Define "key performance indicators."
Metrics that reflect critical success factors. They help organizations measure progress towards critical goals and objectives.
How does monitoring benefit corporate governance?
Monitoring is the core, underlying control component in the COSO ERM model. Controls degrade over time, technologies change, and people forget or get lazy. Because of this, monitoring is essential to maintaining strong internal control and effective risk management.
Define "key controls."
Controls that are most important to monitor in order to support a conclusion about the internal control system's ability to manage or mitigate meaningful risks.
An individual who monitors internal control. Must have skills, knowledge, and authority sufficient to understand risks and identify the controls needed to manage those risks. Two most important attributes are competence and objectivity.
Define "control objectives."
These provide specific targets for evaluating the effectiveness of internal control. Typically stated in terms that describe the nature of the risk to be managed or mitigated.

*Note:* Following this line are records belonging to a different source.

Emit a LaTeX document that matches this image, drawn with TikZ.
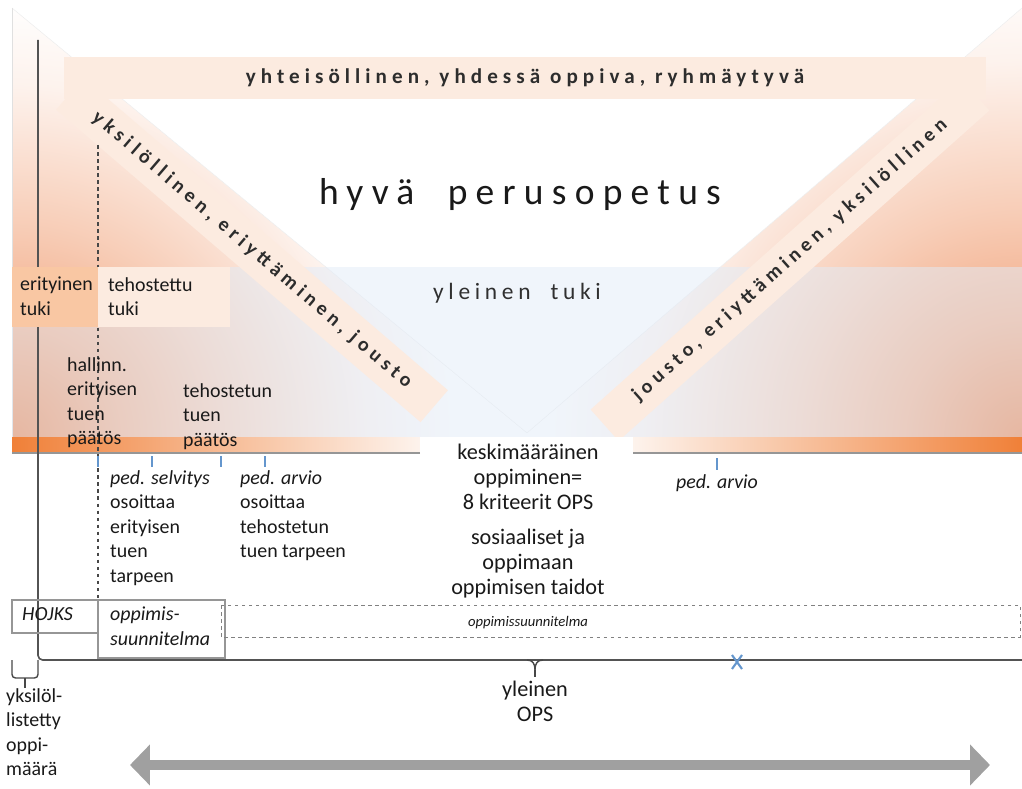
\documentclass[tikz,border=0pt]{standalone}
\usepackage{fontspec}
\setmainfont{Carlito}
\usetikzlibrary{arrows.meta}

\definecolor{ink}{RGB}{25,25,25}
\definecolor{bandgrey}{RGB}{45,45,45}
\definecolor{peachlight}{RGB}{252,235,224}
\definecolor{peachdark}{RGB}{249,199,163}
\definecolor{warm}{RGB}{236,130,75}
\definecolor{stripor}{RGB}{240,128,56}
\definecolor{paleblue}{RGB}{226,236,248}
\definecolor{lineg}{RGB}{150,150,150}
\definecolor{tickblue}{RGB}{100,150,205}
\definecolor{arrowg}{RGB}{160,160,160}

\pgfdeclareradialshading{warmglow}{\pgfpoint{0bp}{0bp}}{color(0bp)=(warm);
  color(6bp)=(warm!66!white); color(12bp)=(warm!40!white);
  color(20bp)=(warm!10!white); color(25bp)=(white); color(50bp)=(white)}

\tikzset{
  band/.style={fill=peachlight, inner sep=0pt, minimum height=1.26cm, text=bandgrey,
    font=\fontsize{17}{20}\selectfont\bfseries\addfontfeature{LetterSpace=24}},
  lbl/.style={anchor=north west, inner sep=0pt, align=left, text=ink,
    font=\fontsize{17}{21}\selectfont},
  mid/.style={anchor=north, inner sep=0pt, align=center, text=ink,
    font=\fontsize{19}{21.3}\selectfont},
  bluetick/.style={tickblue, line width=1.6pt},
}

\begin{document}
\begin{tikzpicture}[x=0.03cm, y=-0.03cm]
\useasboundingbox (0,0) rectangle (1022,789);

% warm corners behind the V
\begin{scope}
  \clip (12,8) -- (527,433) -- (527,437) -- (12,437) -- cycle;
  \shade[shading=warmglow] (12,437) circle (440);
\end{scope}
\begin{scope}
  \clip (1022,8) -- (527,433) -- (527,437) -- (1022,437) -- cycle;
  \shade[shading=warmglow] (1022,437) circle (470);
\end{scope}
\fill[white] (12,8) -- (1022,8) -- (527,433) -- cycle;
\draw[black!7] (12,8) -- (527,433) -- (1022,8);
\draw[black!12] (12,8) -- (12,437);

% yleinen tuki layer
\fill[paleblue, opacity=.5] (12,267) rectangle (1022,437);

% the three bands
\node[band, minimum width=14.4cm, rotate=-40.6] (vasen) at (252,250) {yksilöllinen, eriyttäminen, jousto};
\node[band, minimum width=14.9cm, rotate=41.7] (oikea) at (790,260) {jousto, eriyttäminen, yksilöllinen};
\node[band, minimum width=27.66cm, font=\fontsize{18}{20}\selectfont\bfseries\addfontfeature{LetterSpace=24}] (yht) at (525,78) {yhteisöllinen, yhdessä oppiva, ryhmäytyvä};

\node[text=ink, font=\fontsize{32}{34}\selectfont\addfontfeature{LetterSpace=22}] (hyva) at (520,195) {hyvä\ \ perusopetus};
\node[text=ink!90, font=\fontsize{20}{22}\selectfont\addfontfeature{LetterSpace=20}] (tuki) at (517,293) {yleinen\ \ tuki};

% strip under the layers
\shade[left color=stripor, middle color=stripor!45!white, right color=peachlight!60!white] (12,437) rectangle (420,453);
\shade[left color=peachlight!60!white, middle color=stripor!45!white, right color=stripor] (633,437) rectangle (1022,453);
\draw[lineg, line width=1.5pt] (12,453) -- (420,453);
\draw[lineg, line width=1.5pt] (633,453) -- (1022,453);

% time lines
\draw[ink!75, line width=1.4pt, rounded corners=4] (38,40) -- (38,660) -- (1022,660);
\draw[ink!80, line width=.9pt, dashed] (98,145) -- (98,600);

\fill[peachdark] (12,267) rectangle (98,327);
\fill[peachlight] (98,267) rectangle (230,327);
\node[lbl] (erit) at (20,277) {erityinen\\tuki};
\node[lbl] (tehot) at (108,277) {tehostettu\\tuki};
\node[lbl] (hall) at (67,357) {hallinn.\\erityisen\\tuen\\päätös};
\node[lbl] (tehp) at (183,383) {tehostetun\\tuen\\päätös};

% routine for ticks
\draw[bluetick] (98,456) -- (98,467);
\draw[bluetick] (152,456) -- (152,467);
\draw[bluetick] (221,456) -- (221,467);
\draw[bluetick] (265,456) -- (265,467);
\draw[bluetick] (717,458) -- (717,470);

\node[lbl] (selv) at (110,470) {\textit{ped. selvitys}\\osoittaa\\erityisen\\tuen\\tarpeen};
\node[lbl] (arvio) at (240,470) {\textit{ped. arvio}\\osoittaa\\tehostetun\\tuen tarpeen};
\node[text=ink, font=\fontsize{17}{21}\selectfont\itshape] (arvio2) at (717,483) {ped. arvio};

\fill[white] (420,437) rectangle (633,453);
\node[mid] (kesk) at (528,444) {keskimääräinen\\oppiminen=\\8 kriteerit OPS};
\node[mid] (sos) at (528,529) {sosiaaliset ja\\oppimaan\\oppimisen taidot};
\node[text=ink, font=\fontsize{12.5}{14}\selectfont\itshape] (ops) at (528,623) {oppimissuunnitelma};

% plans
\draw[lineg, line width=.9pt] (12,600) rectangle (98,633);
\draw[lineg, line width=.9pt] (98,600) rectangle (225,658);
\draw[ink!55, dashed, line width=.8pt] (221,605) rectangle (1020,637);
\node[lbl, font=\fontsize{17}{21}\selectfont\itshape] (hojks) at (22,607) {HOJKS};
\node[lbl, font=\fontsize{17}{21}\selectfont\itshape] (oppis) at (110,607) {oppimis-\\suunnitelma};

% braces on the axis
\draw[ink!80, line width=1.2pt, rounded corners=3] (12,660) -- (12,678) -- (38,678) -- (38,660);
\draw[ink!80, line width=1.2pt] (25,678) -- (25,688);
\draw[ink!80, line width=1.2pt] (527,660) .. controls (533,660) and (535,664) .. (535,670) .. controls (535,664) and (537,660) .. (543,660);
\draw[ink!80, line width=1.2pt] (535,670) -- (535,677);
\draw[tickblue, line width=1.8pt] (732,655) -- (742,669) (742,655) -- (732,669);

\node[lbl] (yks) at (6,688) {yksilöl-\\listetty\\oppi-\\määrä};
\node[mid] (yleinen) at (535,681) {yleinen\\OPS};

\coordinate (aL) at (130,765);
\coordinate (aR) at (990,765);
\draw[arrowg, line width=8.5pt, {Triangle[length=17pt,width=34pt]}-{Triangle[length=17pt,width=34pt]}] (aL) -- (aR);
\end{tikzpicture}
\end{document}
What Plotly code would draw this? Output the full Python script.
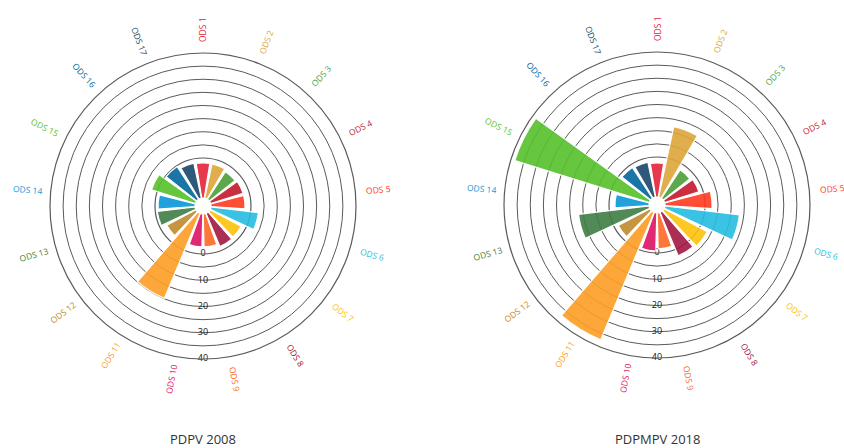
import math
import plotly.graph_objects as go

categories = [f"ODS {i}" for i in range(1, 18)]
sdg_colors = ["#E5243B", "#DDA63A", "#4C9F38", "#C5192D", "#FF3A21", "#26BDE2",
              "#FCC30B", "#A21942", "#FD6925", "#DD1367", "#FD9D24", "#BF8B2E",
              "#3F7E44", "#0A97D9", "#56C02B", "#00689D", "#19486A"]
values_2008 = [9.7, 9.7, 9.1, 9.4, 9.4, 13.2, 9.7, 9.9, 9.1, 9.1, 25.4, 9.1,
               10.5, 10.2, 12.7, 10.8, 9.9]
values_2018 = [9.4, 19.9, 9.4, 9.9, 13.0, 20.7, 13.5, 13.0, 9.9, 10.5, 38.1, 9.9,
               19.6, 9.4, 38.9, 10.2, 9.9]
ring_values = [0, 5, 10, 15, 20, 25, 30, 35, 40]
tick_labels = ["0", "10", "20", "30", "40"]
tick_values = [0, 10, 20, 30, 40]
titles = ["PDPV 2008", "PDPMPV 2018"]

W, H = 844, 448
R = 153
centers = [(203, 206), (657, 205)]
ring_color = "#5a5a5a"

fig = go.Figure()
layout = dict(width=W, height=H, margin=dict(l=0, r=0, t=0, b=0),
              paper_bgcolor="white", plot_bgcolor="white", showlegend=False)
annotations = []

for k, (vals, (cx, cy)) in enumerate(zip([values_2008, values_2018], centers)):
    dom_x = [(cx - R) / W, (cx + R) / W]
    dom_y = [(H - cy - R) / H, (H - cy + R) / H]
    ring_name = "polar" if k == 0 else f"polar{2*k+1}"
    bar_name = f"polar{2*k+2}"
    # rings / radial scale
    fig.add_trace(go.Scatterpolar(
        r=tick_values, theta=[180] * len(tick_values), mode="text",
        text=tick_labels, textfont=dict(size=9, color="#111", family="Open Sans"),
        textposition="middle center", subplot=ring_name, hoverinfo="skip"))
    layout[ring_name] = dict(
        domain=dict(x=dom_x, y=dom_y), hole=48 / 153, bgcolor="rgba(0,0,0,0)",
        radialaxis=dict(range=[0, 40], tickvals=ring_values, showticklabels=False,
                        showgrid=True, gridcolor=ring_color, gridwidth=1.2,
                        showline=False, ticks=""),
        angularaxis=dict(rotation=90, direction="clockwise", showgrid=False,
                         showticklabels=False, ticks="", showline=True,
                         linecolor=ring_color, linewidth=1.2),
    )
    # bars
    fig.add_trace(go.Barpolar(
        r=vals, theta=categories, width=[0.86] * len(categories),
        marker=dict(color=sdg_colors, opacity=0.9, line=dict(color="white", width=1.2)),
        subplot=bar_name, hoverinfo="skip"))
    layout[bar_name] = dict(
        domain=dict(x=dom_x, y=dom_y), hole=8 / 153, bgcolor="rgba(0,0,0,0)",
        radialaxis=dict(range=[0, 40], visible=False, showgrid=False),
        angularaxis=dict(rotation=90, direction="clockwise", categoryarray=categories,
                         categoryorder="array", showgrid=False, showticklabels=False,
                         ticks="", showline=False),
    )
    # category labels oriented radially
    n = len(categories)
    for i, (lab, col) in enumerate(zip(categories, sdg_colors)):
        th = i * 360 / n
        if th > 180:
            th -= 360
        rad = math.radians(th)
        x = (cx + 176 * math.sin(rad)) / W
        y = (H - cy + 176 * math.cos(rad)) / H
        ang = th - 90 if th >= 0 else th + 90
        annotations.append(dict(x=x, y=y, xref="paper", yref="paper", text=lab,
                                showarrow=False, textangle=ang,
                                font=dict(size=8.5, color=col, family="Open Sans"),
                                xanchor="center", yanchor="middle"))
    annotations.append(dict(x=cx / W, y=(H - 439) / H, xref="paper", yref="paper",
                            text=titles[k], showarrow=False,
                            font=dict(size=13, color="#333", family="Open Sans"),
                            xanchor="center", yanchor="middle"))

layout["annotations"] = annotations
fig.update_layout(**layout)
fig.write_html("out.html", config={"displayModeBar": False},
               post_script="document.body.style.margin='0';")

Define "competence" in relation to a control evaluator.
Competence refers to the evaluator's knowledge of the controls and related processes, including how controls should operate and what constitutes a control deficiency.
Define "compensating controls."
Controls that accomplish the same objective as another control and will "compensate" for deficiencies in the first control.
Define "key risk indicators."
Forward-looking metrics that identify critical potential problems, thus enabling an organization to take timely action, if necessary.
Either the person responsible for a control, or that person's peer or supervisor, assesses control effectiveness.
Person responsible for a control (but not that person's peer or supervisor) assesses control effectiveness. The least objective type of "self assessment."
Define "ongoing monitoring."
Activities to monitor the effectiveness of internal control in the ordinary course of operations.
What are the three elements of establishing a foundation for control?
The tone at the top, organizational structure, baseline understanding of control effectiveness.
Define an internal control deficiency.
A condition requiring attention. May represent a perceived, potential or real shortcoming, or an opportunity to strengthen the system to increase the likelihood of achieving objectives.
Define "control baseline."
A starting point for control monitoring. A control assessment that provides sufficient, persuasive information to support a conclusion about control effectiveness, either across the entire organization or in a given area.
List the four activities that comprise the design and execution of control monitoring.
Prioritize risks, identify controls, identify persuasive information about controls, implement monitoring procedures.